Dora and Helena were talking a few feet away. Next to him, Medbh was reviewing something on the camera. ‘The silence project?’ he said.

‘We’re calling it
The Silent Treatment
,’ she said.

‘Nice. It’s a doco then?’

‘We’re not sure.’

‘You don’t like labels.’

‘Except for funding applications.’

‘You got the boy on his bike.’

‘Quite good shadows.’ She passed him the camera and on the little screen he watched the boy go round and round under the tree, head down, asleep at the wheel. It was black and white. There was no sound but the boy made a rhythm anyway, just as
he’d thought when he’d seen him. It made Paddy think at once of the footage they’d taken of him when he was being assessed at the bike shop. Black and white. The gulf between the automatic movements, the sensuality and completeness of the boy, and his own uncoordinated adult striving was immense, laughably so. Yet he’d been the boy. Paddy thought of saying something about this but he stopped himself. Too maudlin, too much about the passage of time. These filmmakers considered Sam Covenay a hero of sorts. Had it been Medbh’s project alone, he might have spoken. Dora’s involvement was a turn-off. He gave Medbh back the camera. What had also come to mind on this theme was his cartoon portrait—still unreturned. In the confusion of Geoff Harley’s entrance with his mother the day before, there wasn’t a chance for Angela Covenay to fetch the defaced updated version from her car.

‘I heard about your mother,’ said Medbh.

‘You were the first to hear it,’ he said.

‘I should have realised something was wrong.’

‘You told me and I did nothing.’

‘Because I’d never met her before.’ Medbh seemed on the point of getting quite upset. He was also aware that Dora had become interested in their conversation though she was still talking to Helena.
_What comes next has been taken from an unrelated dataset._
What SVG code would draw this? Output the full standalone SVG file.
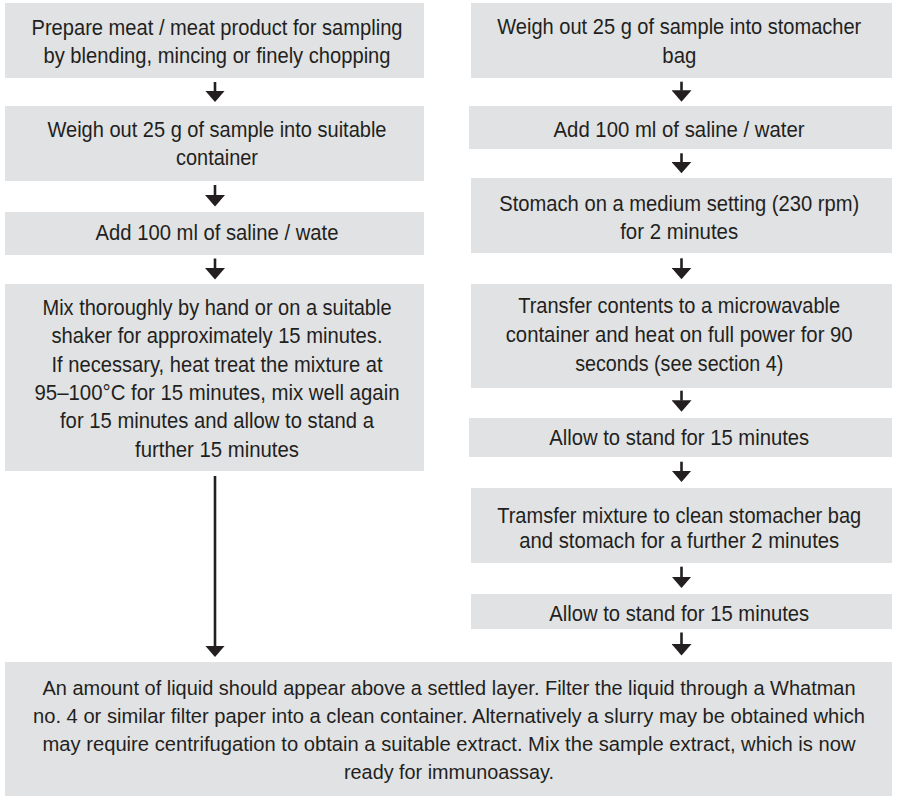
<svg xmlns="http://www.w3.org/2000/svg" width="897" height="796" viewBox="0 0 897 796">
<style>
.box{fill:#e1e2e4;}
.t{font-family:"Liberation Sans",Arial,sans-serif;font-size:22px;fill:#231f20;text-anchor:middle;}
.tb{font-size:20.5px;}
.arr{stroke:#231f20;stroke-width:2.6;fill:none;marker-end:url(#ah);}
</style>
<defs>
<marker id="ah" markerUnits="userSpaceOnUse" markerWidth="12" markerHeight="20" viewBox="0 0 12 20" refX="0.5" refY="10" orient="auto">
<path d="M0,0 L11.5,10 L0,20 Z" fill="#231f20"/>
</marker>
</defs>
<rect width="897" height="796" fill="#ffffff"/>
<g id="L1"><rect class="box" x="5" y="3" width="419" height="75"/>
<text class="t" x="217" y="35" textLength="371" lengthAdjust="spacingAndGlyphs">Prepare meat / meat product for sampling</text>
<text class="t" x="217" y="63.3" textLength="347" lengthAdjust="spacingAndGlyphs">by blending, mincing or finely chopping</text></g>
<g id="L2"><rect class="box" x="5" y="106" width="419" height="75"/>
<text class="t" x="217" y="136.7" textLength="339" lengthAdjust="spacingAndGlyphs">Weigh out 25 g of sample into suitable</text>
<text class="t" x="217" y="165" textLength="82" lengthAdjust="spacingAndGlyphs">container</text></g>
<g id="L3"><rect class="box" x="5" y="212" width="419" height="43"/>
<text class="t" x="217" y="240" textLength="243" lengthAdjust="spacingAndGlyphs">Add 100 ml of saline / wate</text></g>
<g id="L4"><rect class="box" x="5" y="284" width="419" height="187"/>
<text class="t" x="217" y="315" textLength="349" lengthAdjust="spacingAndGlyphs">Mix thoroughly by hand or on a suitable</text>
<text class="t" x="217" y="343.3" textLength="331" lengthAdjust="spacingAndGlyphs">shaker for approximately 15 minutes.</text>
<text class="t" x="217" y="371.7" textLength="331" lengthAdjust="spacingAndGlyphs">If necessary, heat treat the mixture at</text>
<text class="t" x="217" y="400" textLength="365" lengthAdjust="spacingAndGlyphs">95–100°C for 15 minutes, mix well again</text>
<text class="t" x="217" y="428.3" textLength="314" lengthAdjust="spacingAndGlyphs">for 15 minutes and allow to stand a</text>
<text class="t" x="217" y="456.7" textLength="164" lengthAdjust="spacingAndGlyphs">further 15 minutes</text></g>
<g id="R1"><rect class="box" x="471" y="3" width="421" height="75"/>
<text class="t" x="679.3" y="34" textLength="364" lengthAdjust="spacingAndGlyphs">Weigh out 25 g of sample into stomacher</text>
<text class="t" x="679.3" y="62.5" textLength="34" lengthAdjust="spacingAndGlyphs">bag</text></g>
<g id="R2"><rect class="box" x="469" y="106" width="423" height="43"/>
<text class="t" x="679" y="136.7" textLength="251" lengthAdjust="spacingAndGlyphs">Add 100 ml of saline / water</text></g>
<g id="R3"><rect class="box" x="471" y="178" width="421" height="75"/>
<text class="t" x="679.2" y="210.7" textLength="360" lengthAdjust="spacingAndGlyphs">Stomach on a medium setting (230 rpm)</text>
<text class="t" x="679.2" y="239.3" textLength="118" lengthAdjust="spacingAndGlyphs">for 2 minutes</text></g>
<g id="R4"><rect class="box" x="471" y="284" width="421" height="104"/>
<text class="t" x="679.2" y="312.7" textLength="322" lengthAdjust="spacingAndGlyphs">Transfer contents to a microwavable</text>
<text class="t" x="679.2" y="341.5" textLength="347" lengthAdjust="spacingAndGlyphs">container and heat on full power for 90</text>
<text class="t" x="679.2" y="370.5" textLength="208" lengthAdjust="spacingAndGlyphs">seconds (see section 4)</text></g>
<g id="R5"><rect class="box" x="469" y="418" width="423" height="39"/>
<text class="t" x="679.2" y="445" textLength="260" lengthAdjust="spacingAndGlyphs">Allow to stand for 15 minutes</text></g>
<g id="R6"><rect class="box" x="471" y="488" width="421" height="75"/>
<text class="t" x="679.2" y="523" textLength="364" lengthAdjust="spacingAndGlyphs">Tramsfer mixture to clean stomacher bag</text>
<text class="t" x="679.2" y="548" textLength="320" lengthAdjust="spacingAndGlyphs">and stomach for a further 2 minutes</text></g>
<g id="R7"><rect class="box" x="471" y="594" width="421" height="35"/>
<text class="t" x="679.2" y="621" textLength="260" lengthAdjust="spacingAndGlyphs">Allow to stand for 15 minutes</text></g>
<g id="B"><rect class="box" x="5" y="662" width="887" height="134"/>
<text class="t tb" x="449" y="695" textLength="813" lengthAdjust="spacingAndGlyphs">An amount of liquid should appear above a settled layer. Filter the liquid through a Whatman</text>
<text class="t tb" x="449" y="723" textLength="832" lengthAdjust="spacingAndGlyphs">no. 4 or similar filter paper into a clean container. Alternatively a slurry may be obtained which</text>
<text class="t tb" x="449" y="751" textLength="813" lengthAdjust="spacingAndGlyphs">may require centrifugation to obtain a suitable extract. Mix the sample extract, which is now</text>
<text class="t tb" x="449" y="779" textLength="210" lengthAdjust="spacingAndGlyphs">ready for immunoassay.</text></g>
<g id="connectors">
<line class="arr" x1="215" y1="82" x2="215" y2="91"/>
<line class="arr" x1="215" y1="185" x2="215" y2="195.5"/>
<line class="arr" x1="215" y1="258.5" x2="215" y2="268.5"/>
<line class="arr" x1="215" y1="476" x2="215" y2="646"/>
<line class="arr" x1="681.5" y1="81.7" x2="681.5" y2="90.7"/>
<line class="arr" x1="681.5" y1="153.3" x2="681.5" y2="162.3"/>
<line class="arr" x1="681.5" y1="258.3" x2="681.5" y2="268.3"/>
<line class="arr" x1="681.5" y1="390.7" x2="681.5" y2="400.7"/>
<line class="arr" x1="681.5" y1="461.7" x2="681.5" y2="471"/>
<line class="arr" x1="681.5" y1="566.7" x2="681.5" y2="577"/>
<line class="arr" x1="681.5" y1="632.5" x2="681.5" y2="644.5"/>
</g>
</svg>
He lowered his voice. ‘No one blames you, Medbh. I just didn’t take it in properly at the time.’

‘I was an idiot.’

‘I was the idiot, believe me. But in the end, there was nothing anyone could have done. It had happened.’

‘Is that true, Patrick?’

‘She woke up in French.’

‘Will she be all right?’

Helena and Dora had now moved back to join them. ‘Is she in the hospital?’ said Dora.

He told them that Teresa was back in her apartment, resting.

‘By herself?’ said Dora accusingly.

‘We have our phones,’ said Helena. ‘One of the doctor’s pieces of advice was we should treat things as normal. Keep it as normal as possible.’

‘I don’t want to cast aspersions on the medical knowledge of our fair city but have they treated this before?’ said Dora. ‘Do they get a lot of people turning up speaking in different accents? Is there an accent and emergency ward?’

This was another thing that rankled, he thought. She could actually be clever, she had something.

Medbh stifled a laugh. ‘Shut up, Dor,’ she said.

‘But seriously,’ said Dora. ‘Seriously Medbh, have you heard of this before? No? Have you?’ She was looking at Paddy.

‘Sure,’ he said. He tried to shrug.

‘Really?’ She turned to her mother. ‘I’m really sorry for his mother but treat it as normally as possible? If I started speaking with a full-on French accent, can you please do something for me? Could I just get that established as a basic principle? Dora turns French, do something. Okay?’